Murray’s nephew, Tim, told the Buffalo News he probably would not have left the Senators’ assistant GM job for the Sabres’ GM job Jan. 9 had he known Murray had Stage 4 cancer. The two spoke Tuesday at the GM meeting.

“Obviously the connection runs pretty deep,” Murray said. “But as I told him at that time, ‘You have an opportunity for one of these jobs, and they’re picking you. You better take it. There’s no guarantees in life.’ ”

No, there aren’t. Murray has two days of chemo every two weeks. It’s hard to sleep the first night, and it takes a lot out of him. He’s tired some days. He has lost more than 40 pounds. He can’t travel like he used to. But doctors and nurses allow him to work the chemo around his schedule somewhat, and he can rely on his assistants to do some of the scouting. So he keeps going to work, keeps doing what he can.

“I’m OK strengthwise,” he said, “and as long as I don’t get a chemo brain, I’ll be fine.”

He hasn’t lost his sense of humor.

“It’s not easy, but when you battle those things, you try to stay positive,” said Chicago Blackhawks GM Stan Bowman, who battled Hodgkin’s lymphoma, a cancer of the lymph nodes. “I know I did. I know he does.”

Murray has received an outpouring of support from the hockey world – so many messages that he feels guilty he hasn’t been able to respond to them all as quickly as he would like to. At the GMs’ meeting Tuesday, some of his colleagues checked on him and wished him well. But there was no official announcement, no acknowledgment. It was business as usual.

He isn’t in denial. He doesn’t want pity, either.

“To be involved and active, I think, is important, and for me to go home and sit on the couch doesn't make a lot of sense to me, so I'm not going to do that,” Murray said. “[Senators owner Eugene Melnyk] has been very strong and involved with me and anything and everything as normal. I think that that's the way I want to operate right now.”

Asked about the future, he said it would depend on how he felt.

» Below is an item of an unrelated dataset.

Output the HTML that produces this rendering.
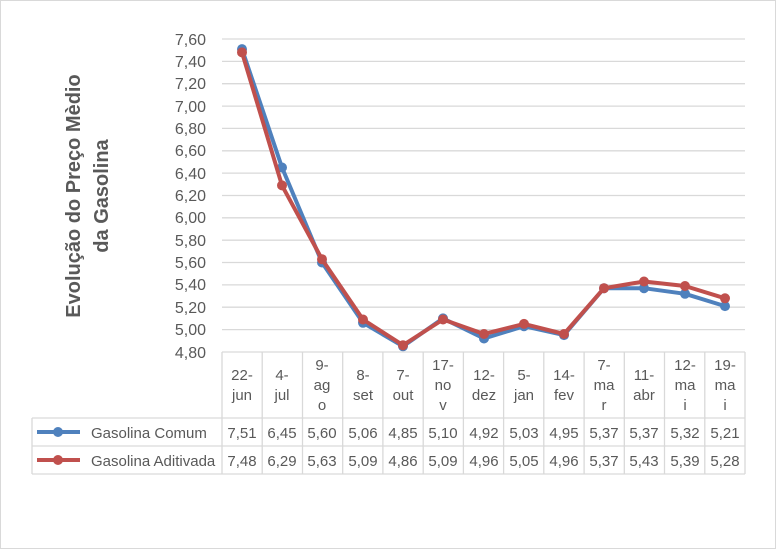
<!DOCTYPE html>
<html><head><meta charset="utf-8"><style>
body{margin:0;background:#fff}
svg{display:block;font-family:"Liberation Sans",sans-serif}
</style></head><body>
<svg width="777" height="551" viewBox="0 0 777 551">
<rect x="0.5" y="0.5" width="775" height="548" fill="#fff" stroke="#d9d9d9"/>
<g stroke="#d9d9d9" stroke-width="1.3">
<line x1="222" x2="745" y1="39" y2="39"/><line x1="222" x2="745" y1="61.4" y2="61.4"/><line x1="222" x2="745" y1="83.7" y2="83.7"/><line x1="222" x2="745" y1="106.1" y2="106.1"/><line x1="222" x2="745" y1="128.4" y2="128.4"/><line x1="222" x2="745" y1="150.8" y2="150.8"/><line x1="222" x2="745" y1="173.1" y2="173.1"/><line x1="222" x2="745" y1="195.5" y2="195.5"/><line x1="222" x2="745" y1="217.8" y2="217.8"/><line x1="222" x2="745" y1="240.2" y2="240.2"/><line x1="222" x2="745" y1="262.5" y2="262.5"/><line x1="222" x2="745" y1="284.9" y2="284.9"/><line x1="222" x2="745" y1="307.2" y2="307.2"/><line x1="222" x2="745" y1="329.6" y2="329.6"/>
<line x1="222" x2="745" y1="352" y2="352"/>
<line x1="32" x2="745" y1="418" y2="418"/><line x1="32" x2="745" y1="446" y2="446"/><line x1="32" x2="745" y1="474" y2="474"/>
<line x1="32" x2="32" y1="418" y2="474"/>
<line x1="222" x2="222" y1="352" y2="474"/><line x1="262.2" x2="262.2" y1="352" y2="474"/><line x1="302.5" x2="302.5" y1="352" y2="474"/><line x1="342.7" x2="342.7" y1="352" y2="474"/><line x1="382.9" x2="382.9" y1="352" y2="474"/><line x1="423.2" x2="423.2" y1="352" y2="474"/><line x1="463.4" x2="463.4" y1="352" y2="474"/><line x1="503.6" x2="503.6" y1="352" y2="474"/><line x1="543.8" x2="543.8" y1="352" y2="474"/><line x1="584.1" x2="584.1" y1="352" y2="474"/><line x1="624.3" x2="624.3" y1="352" y2="474"/><line x1="664.5" x2="664.5" y1="352" y2="474"/><line x1="704.8" x2="704.8" y1="352" y2="474"/><line x1="745" x2="745" y1="352" y2="474"/>
</g>
<g fill="#595959" font-size="16" text-anchor="end">
<text x="206" y="45">7,60</text><text x="206" y="67">7,40</text><text x="206" y="89">7,20</text><text x="206" y="112">7,00</text><text x="206" y="134">6,80</text><text x="206" y="156">6,60</text><text x="206" y="179">6,40</text><text x="206" y="201">6,20</text><text x="206" y="223">6,00</text><text x="206" y="246">5,80</text><text x="206" y="268">5,60</text><text x="206" y="290">5,40</text><text x="206" y="313">5,20</text><text x="206" y="335">5,00</text><text x="206" y="358">4,80</text>
</g>
<text transform="translate(80,196) rotate(-90)" fill="#595959" font-size="20" font-weight="bold" text-anchor="middle"><tspan x="0" y="0">Evolução do Preço Mèdio</tspan><tspan x="0" y="28">da Gasolina</tspan></text>
<g fill="#595959" font-size="15" text-anchor="middle">
<text x="242" y="380">22-</text><text x="242" y="400">jun</text>
<text x="282" y="380">4-</text><text x="282" y="400">jul</text>
<text x="322" y="370">9-</text><text x="322" y="390">ag</text><text x="322" y="410">o</text>
<text x="363" y="380">8-</text><text x="363" y="400">set</text>
<text x="403" y="380">7-</text><text x="403" y="400">out</text>
<text x="443" y="370">17-</text><text x="443" y="390">no</text><text x="443" y="410">v</text>
<text x="484" y="380">12-</text><text x="484" y="400">dez</text>
<text x="524" y="380">5-</text><text x="524" y="400">jan</text>
<text x="564" y="380">14-</text><text x="564" y="400">fev</text>
<text x="604" y="370">7-</text><text x="604" y="390">ma</text><text x="604" y="410">r</text>
<text x="644" y="380">11-</text><text x="644" y="400">abr</text>
<text x="685" y="370">12-</text><text x="685" y="390">ma</text><text x="685" y="410">i</text>
<text x="725" y="370">19-</text><text x="725" y="390">ma</text><text x="725" y="410">i</text>
<text x="242" y="438">7,51</text><text x="282" y="438">6,45</text><text x="322" y="438">5,60</text><text x="363" y="438">5,06</text><text x="403" y="438">4,85</text><text x="443" y="438">5,10</text><text x="484" y="438">4,92</text><text x="524" y="438">5,03</text><text x="564" y="438">4,95</text><text x="604" y="438">5,37</text><text x="644" y="438">5,37</text><text x="685" y="438">5,32</text><text x="725" y="438">5,21</text>
<text x="242" y="466">7,48</text><text x="282" y="466">6,29</text><text x="322" y="466">5,63</text><text x="363" y="466">5,09</text><text x="403" y="466">4,86</text><text x="443" y="466">5,09</text><text x="484" y="466">4,96</text><text x="524" y="466">5,05</text><text x="564" y="466">4,96</text><text x="604" y="466">5,37</text><text x="644" y="466">5,43</text><text x="685" y="466">5,39</text><text x="725" y="466">5,28</text>
</g>
<g fill="#595959" font-size="15">
<text x="91" y="438">Gasolina Comum</text>
<text x="91" y="466">Gasolina Aditivada</text>
</g>
<line x1="37" x2="80" y1="432" y2="432" stroke="#4f81bd" stroke-width="4"/><circle cx="58" cy="432" r="5" fill="#4f81bd"/>
<line x1="37" x2="80" y1="460" y2="460" stroke="#c0504d" stroke-width="4"/><circle cx="58" cy="460" r="5" fill="#c0504d"/>
<g fill="#4f81bd">
<polyline fill="none" stroke="#4f81bd" stroke-width="4" stroke-linejoin="round" points="242,49.1 282,167.5 322,262.5 363,322.8 403,346.3 443,318.4 484,338.5 524,326.2 564,335.1 604,288.2 644,288.2 685,293.8 725,306.1"/>
<circle cx="242" cy="49.1" r="5"/><circle cx="282" cy="167.5" r="5"/><circle cx="322" cy="262.5" r="5"/><circle cx="363" cy="322.8" r="5"/><circle cx="403" cy="346.3" r="5"/><circle cx="443" cy="318.4" r="5"/><circle cx="484" cy="338.5" r="5"/><circle cx="524" cy="326.2" r="5"/><circle cx="564" cy="335.1" r="5"/><circle cx="604" cy="288.2" r="5"/><circle cx="644" cy="288.2" r="5"/><circle cx="685" cy="293.8" r="5"/><circle cx="725" cy="306.1" r="5"/>
</g>
<g fill="#c0504d">
<polyline fill="none" stroke="#c0504d" stroke-width="4" stroke-linejoin="round" points="242,52.4 282,185.4 322,259.2 363,319.5 403,345.2 443,319.5 484,334 524,323.9 564,334 604,288.2 644,281.5 685,286 725,298.3"/>
<circle cx="242" cy="52.4" r="5"/><circle cx="282" cy="185.4" r="5"/><circle cx="322" cy="259.2" r="5"/><circle cx="363" cy="319.5" r="5"/><circle cx="403" cy="345.2" r="5"/><circle cx="443" cy="319.5" r="5"/><circle cx="484" cy="334" r="5"/><circle cx="524" cy="323.9" r="5"/><circle cx="564" cy="334" r="5"/><circle cx="604" cy="288.2" r="5"/><circle cx="644" cy="281.5" r="5"/><circle cx="685" cy="286" r="5"/><circle cx="725" cy="298.3" r="5"/>
</g>
</svg>
</body></html>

“Yeah, I think that there’s a time when I’ll retire,” he said. “But I see a lot of young guys coming up in our organization, and I’d like to be around as they play better and better and grow up.”

We live our lives.

“You can't hide from things,” he said. “Nobody wants it. I don't want this. I've never been sick in my life until I got this. I don't want to be that way. I don't want to put on a face that I don't have it. It is who I am, and I'm going to try to fight it for as long as I can. That's going to be a long time.”